Data extract >>

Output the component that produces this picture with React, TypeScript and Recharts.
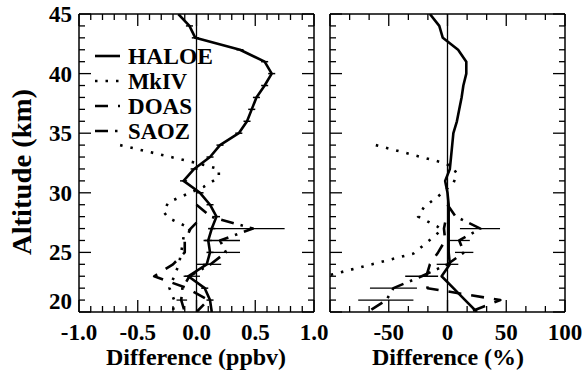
import React from "react";
import { ScatterChart, Scatter, XAxis, YAxis, ReferenceLine, ErrorBar } from "recharts";

// altitude axis (km) and difference axes
const altTicks = [20, 21, 22, 23, 24, 25, 26, 27, 28, 29, 30, 31, 32, 33, 34, 35, 36, 37, 38, 39, 40, 41, 42, 43, 44, 45];
const ppbvTicks = [-1.0, -0.9, -0.8, -0.7, -0.6, -0.5, -0.4, -0.3, -0.2, -0.1, 0.0, 0.1, 0.2, 0.3, 0.4, 0.5, 0.6, 0.7, 0.8, 0.9, 1.0];
const pctTicks = [-100, -83.3, -66.7, -50, -33.3, -16.7, 0, 16.7, 33.3, 50, 66.7, 83.3, 100];

// HALOE
const haloeAlt = [45, 44, 43, 42, 41, 40, 39, 38, 37, 36, 35, 34, 33, 32, 31, 30, 29, 28, 27, 26, 25, 24, 23, 22, 21, 20];
const haloePpbv = [-0.155, -0.06, -0.01, 0.37, 0.58, 0.64, 0.58, 0.51, 0.47, 0.43, 0.36, 0.2, 0.115, -0.02, -0.11, 0.03, 0.115, 0.17, 0.13, 0.1, 0.115, 0.087, -0.07, 0.07, 0.115, 0.13];
const haloePpbvErr = [0, 0.03, 0.03, 0.03, 0.03, 0.03, 0.03, 0.03, 0.03, 0.03, 0.03, 0.03, 0.03, 0.03, 0.03, 0.03, 0.03, 0.03, 0.03, 0.03, 0.03, 0.03, 0.03, 0.03, 0.03, 0];
const haloePct = [-15, -7, -4, 9, 16, 16, 13.5, 12, 10, 8, 5, 4, 3, 2, -2, 0, 1, 1, 1, 1, 1, 2, -5, 5, 15, 25];

// MkIV
const mkivPpbvAlt = [34, 32.5, 32, 31.3, 30.5, 29.2, 28.4, 27.9, 27, 26.3, 25, 24, 23, 22, 21, 20];
const mkivPpbv = [-0.65, 0.0, 0.19, 0.19, 0.06, -0.24, -0.28, -0.24, -0.05, -0.11, -0.13, -0.15, -0.19, -0.23, -0.19, -0.2];
const mkivPctAlt = [34, 32.5, 32.2, 31.6, 30.8, 29.7, 28.8, 28, 27.2, 26.9, 26.2, 24.9, 23.1];
const mkivPct = [-61, -3, 4, 8, 5, -8, -20, -25, -9, -5, -13, -29, -100];

// DOAS
const doasAlt = [27.5, 27, 26, 25, 24, 23, 22, 21, 20];
const doasPpbv = [0.0, -0.05, -0.1, -0.1, -0.2, -0.36, -0.08, 0.1, 0.0];
const doasPct = [-2, -3, -2, -8, -15, -18, -17, 45, 19];

// SAOZ
const saozAlt = [29, 28, 27, 26, 25, 24, 23, 22, 21, 20];
const saozPpbv = [0.0, 0.12, 0.48, 0.2, 0.25, 0.12, -0.06, -0.12, -0.13, -0.1];
const saozPct = [0, 7, 28, 10, 14, 0, -22, -46, -52, -68];

// error bars (low / high ends)
const barPpbvAlt = [27, 26, 25, 24, 23, 21];
const barPpbvLo = [0.1, 0.06, 0.1, 0.0, -0.11, -0.17];
const barPpbvHi = [0.75, 0.37, 0.37, 0.21, 0.03, -0.08];
const barPctAlt = [27, 26, 25, 24, 23, 22, 21];
const barPctLo = [10.6, 0.7, 6.4, -9.2, -36, -66, -76];
const barPctHi = [44.7, 19, 22, 9.2, -8, -26, -29];

const legendItems = ["HALOE", "MkIV", "DOAS", "SAOZ"];

const ink = "#000";
const serif = "'Liberation Serif', 'Times New Roman', serif";

const pts = (alts: number[], vals: number[], err?: number[]) =>
  alts.map((a, i) => ({ alt: a, v: vals[i], e: err ? err[i] : 0 }));
const bars = (alts: number[], lo: number[], hi: number[]) =>
  alts.map((a, i) => ({ alt: a, v: (lo[i] + hi[i]) / 2, e: (hi[i] - lo[i]) / 2 }));

const lineBase = { stroke: ink, strokeWidth: 2.6, strokeLinejoin: "round" as const };
const solid = { ...lineBase };
const dotted = { ...lineBase, strokeDasharray: "2.5 8" };
const dashed = { ...lineBase, strokeDasharray: "13 10" };
const dashDot = { ...lineBase, strokeDasharray: "13 7 2.5 7" };
const legendStyles = [solid, dotted, dashed, dashDot];
const legendWidths = [85, 59, 64, 62];

const noShape = () => <g />;

type Side = "bottom" | "top" | "left" | "right";

function makeTick(side: Side, isMajor: (v: number) => boolean, label?: (v: number) => string | null) {
  return (props: any) => {
    const { x, y, payload } = props;
    const v = Number(payload.value);
    const len = isMajor(v) ? 12 : 6;
    let x2 = x;
    let y2 = y;
    if (side === "bottom") y2 = y - len;
    if (side === "top") y2 = y + len;
    if (side === "left") x2 = x + len;
    if (side === "right") x2 = x - len;
    const txt = label ? label(v) : null;
    return (
      <g>
        <line x1={x} y1={y} x2={x2} y2={y2} stroke={ink} strokeWidth={1.3} />
        {txt !== null && side === "bottom" && (
          <text x={x} y={y + 28} textAnchor="middle" fontFamily={serif} fontWeight="bold" fontSize={23} fill={ink}>
            {txt}
          </text>
        )}
        {txt !== null && side === "left" && (
          <text x={x - 7} y={y + (v === 20 ? -11 : 0)} dy="0.35em" textAnchor="end" fontFamily={serif} fontWeight="bold" fontSize={23} fill={ink}>
            {txt}
          </text>
        )}
      </g>
    );
  };
}

const altMajor = (v: number) => v % 5 === 0;
const ppbvMajor = (v: number) => Math.abs(v * 2 - Math.round(v * 2)) < 1e-6;
const pctMajor = (v: number) => Math.abs(v / 50 - Math.round(v / 50)) < 1e-6;
const altLabel = (v: number) => (altMajor(v) ? String(v) : null);
const ppbvLabel = (v: number) => (ppbvMajor(v) ? v.toFixed(1) : null);
const pctLabel = (v: number) => (pctMajor(v) && v > -100 ? String(Math.round(v)) : null);

const axisLine = { stroke: ink, strokeWidth: 1.5 };

function Frame({ xDomain, xTicks, xMajor, xLabel, yLabel }: any) {
  return [
    <XAxis key="xb" xAxisId="b" type="number" dataKey="v" domain={xDomain} ticks={xTicks} interval={0} height={1}
      tickSize={0} tickMargin={0} tickLine={false} axisLine={axisLine} allowDataOverflow tick={makeTick("bottom", xMajor, xLabel)} />,
    <XAxis key="xt" xAxisId="t" orientation="top" type="number" dataKey="v" domain={xDomain} ticks={xTicks} interval={0} height={1}
      tickSize={0} tickMargin={0} tickLine={false} axisLine={axisLine} allowDataOverflow tick={makeTick("top", xMajor)} />,
    <YAxis key="yl" yAxisId="l" type="number" dataKey="alt" domain={[20, 45]} ticks={altTicks} interval={0} width={1}
      tickSize={0} tickMargin={0} tickLine={false} axisLine={axisLine} allowDataOverflow tick={makeTick("left", altMajor, yLabel)} />,
    <YAxis key="yr" yAxisId="r" orientation="right" type="number" dataKey="alt" domain={[20, 45]} ticks={altTicks} interval={0} width={1}
      tickSize={0} tickMargin={0} tickLine={false} axisLine={axisLine} allowDataOverflow tick={makeTick("right", altMajor)} />,
  ];
}

export default function App() {
  const common = { xAxisId: "b", yAxisId: "l", isAnimationActive: false, shape: noShape, legendType: "none" as const };
  return (
    <div style={{ position: "absolute", left: 0, top: 0, width: 582, height: 371, background: "#fff" }}>
      <div style={{ position: "absolute", left: 0, top: 0 }}>
        <ScatterChart width={330} height={371} margin={{ top: 13, left: 78, right: 15, bottom: 58 }}>
          {Frame({ xDomain: [-1, 1], xTicks: ppbvTicks, xMajor: ppbvMajor, xLabel: ppbvLabel, yLabel: altLabel })}
          <ReferenceLine x={0} xAxisId="b" yAxisId="l" stroke={ink} strokeWidth={1.3} />
          <Scatter {...common} data={pts(mkivPpbvAlt, mkivPpbv)} line={dotted} />
          <Scatter {...common} data={pts(doasAlt, doasPpbv)} line={dashed} />
          <Scatter {...common} data={pts(saozAlt, saozPpbv)} line={dashDot} />
          <Scatter {...common} data={bars(barPpbvAlt, barPpbvLo, barPpbvHi)}>
            <ErrorBar dataKey="e" direction="x" width={0} stroke={ink} strokeWidth={1.3} isAnimationActive={false} />
          </Scatter>
          <Scatter {...common} data={pts(haloeAlt, haloePpbv, haloePpbvErr)} line={solid}>
            <ErrorBar dataKey="e" direction="x" width={0} stroke={ink} strokeWidth={1.5} isAnimationActive={false} />
          </Scatter>
        </ScatterChart>
      </div>
      <div style={{ position: "absolute", left: 322, top: 0 }}>
        <ScatterChart width={260} height={371} margin={{ top: 13, left: 7, right: 16, bottom: 58 }}>
          {Frame({ xDomain: [-100, 100], xTicks: pctTicks, xMajor: pctMajor, xLabel: pctLabel })}
          <ReferenceLine x={0} xAxisId="b" yAxisId="l" stroke={ink} strokeWidth={1.3} />
          <Scatter {...common} data={pts(mkivPctAlt, mkivPct)} line={dotted} />
          <Scatter {...common} data={pts(doasAlt, doasPct)} line={dashed} />
          <Scatter {...common} data={pts(saozAlt, saozPct)} line={dashDot} />
          <Scatter {...common} data={bars(barPctAlt, barPctLo, barPctHi)}>
            <ErrorBar dataKey="e" direction="x" width={0} stroke={ink} strokeWidth={1.3} isAnimationActive={false} />
          </Scatter>
          <Scatter {...common} data={pts(haloeAlt, haloePct)} line={solid} />
        </ScatterChart>
      </div>
      <svg width={582} height={371} style={{ position: "absolute", left: 0, top: 0, pointerEvents: "none" }}>
        <g fontFamily={serif} fontWeight="bold" fill={ink}>
          <text x={196} y={365} textAnchor="middle" fontSize={24}>Difference (ppbv)</text>
          <text x={448} y={365} textAnchor="middle" fontSize={24}>Difference (%)</text>
          <text transform="translate(31,172) rotate(-90)" textAnchor="middle" fontSize={27} textLength={166} lengthAdjust="spacingAndGlyphs">
            Altitude (km)
          </text>
          {legendItems.map((name, i) => {
            const y = 56 + i * 25;
            return (
              <g key={name}>
                <line x1={95} x2={120} y1={y} y2={y} {...legendStyles[i]} />
                <text x={128} y={y + 8} fontSize={22.5} textLength={legendWidths[i]} lengthAdjust="spacingAndGlyphs">{name}</text>
              </g>
            );
          })}
        </g>
      </svg>
    </div>
  );
}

Request >> Pictures stay out. Repeat only the lines from the beginning of the data through the line that has "-17, 45, 19];".

Worked answer >>
Output the component that produces this picture with React, TypeScript and Recharts.
import React from "react";
import { ScatterChart, Scatter, XAxis, YAxis, ReferenceLine, ErrorBar } from "recharts";

// altitude axis (km) and difference axes
const altTicks = [20, 21, 22, 23, 24, 25, 26, 27, 28, 29, 30, 31, 32, 33, 34, 35, 36, 37, 38, 39, 40, 41, 42, 43, 44, 45];
const ppbvTicks = [-1.0, -0.9, -0.8, -0.7, -0.6, -0.5, -0.4, -0.3, -0.2, -0.1, 0.0, 0.1, 0.2, 0.3, 0.4, 0.5, 0.6, 0.7, 0.8, 0.9, 1.0];
const pctTicks = [-100, -83.3, -66.7, -50, -33.3, -16.7, 0, 16.7, 33.3, 50, 66.7, 83.3, 100];

// HALOE
const haloeAlt = [45, 44, 43, 42, 41, 40, 39, 38, 37, 36, 35, 34, 33, 32, 31, 30, 29, 28, 27, 26, 25, 24, 23, 22, 21, 20];
const haloePpbv = [-0.155, -0.06, -0.01, 0.37, 0.58, 0.64, 0.58, 0.51, 0.47, 0.43, 0.36, 0.2, 0.115, -0.02, -0.11, 0.03, 0.115, 0.17, 0.13, 0.1, 0.115, 0.087, -0.07, 0.07, 0.115, 0.13];
const haloePpbvErr = [0, 0.03, 0.03, 0.03, 0.03, 0.03, 0.03, 0.03, 0.03, 0.03, 0.03, 0.03, 0.03, 0.03, 0.03, 0.03, 0.03, 0.03, 0.03, 0.03, 0.03, 0.03, 0.03, 0.03, 0.03, 0];
const haloePct = [-15, -7, -4, 9, 16, 16, 13.5, 12, 10, 8, 5, 4, 3, 2, -2, 0, 1, 1, 1, 1, 1, 2, -5, 5, 15, 25];

// MkIV
const mkivPpbvAlt = [34, 32.5, 32, 31.3, 30.5, 29.2, 28.4, 27.9, 27, 26.3, 25, 24, 23, 22, 21, 20];
const mkivPpbv = [-0.65, 0.0, 0.19, 0.19, 0.06, -0.24, -0.28, -0.24, -0.05, -0.11, -0.13, -0.15, -0.19, -0.23, -0.19, -0.2];
const mkivPctAlt = [34, 32.5, 32.2, 31.6, 30.8, 29.7, 28.8, 28, 27.2, 26.9, 26.2, 24.9, 23.1];
const mkivPct = [-61, -3, 4, 8, 5, -8, -20, -25, -9, -5, -13, -29, -100];

// DOAS
const doasAlt = [27.5, 27, 26, 25, 24, 23, 22, 21, 20];
const doasPpbv = [0.0, -0.05, -0.1, -0.1, -0.2, -0.36, -0.08, 0.1, 0.0];
const doasPct = [-2, -3, -2, -8, -15, -18, -17, 45, 19];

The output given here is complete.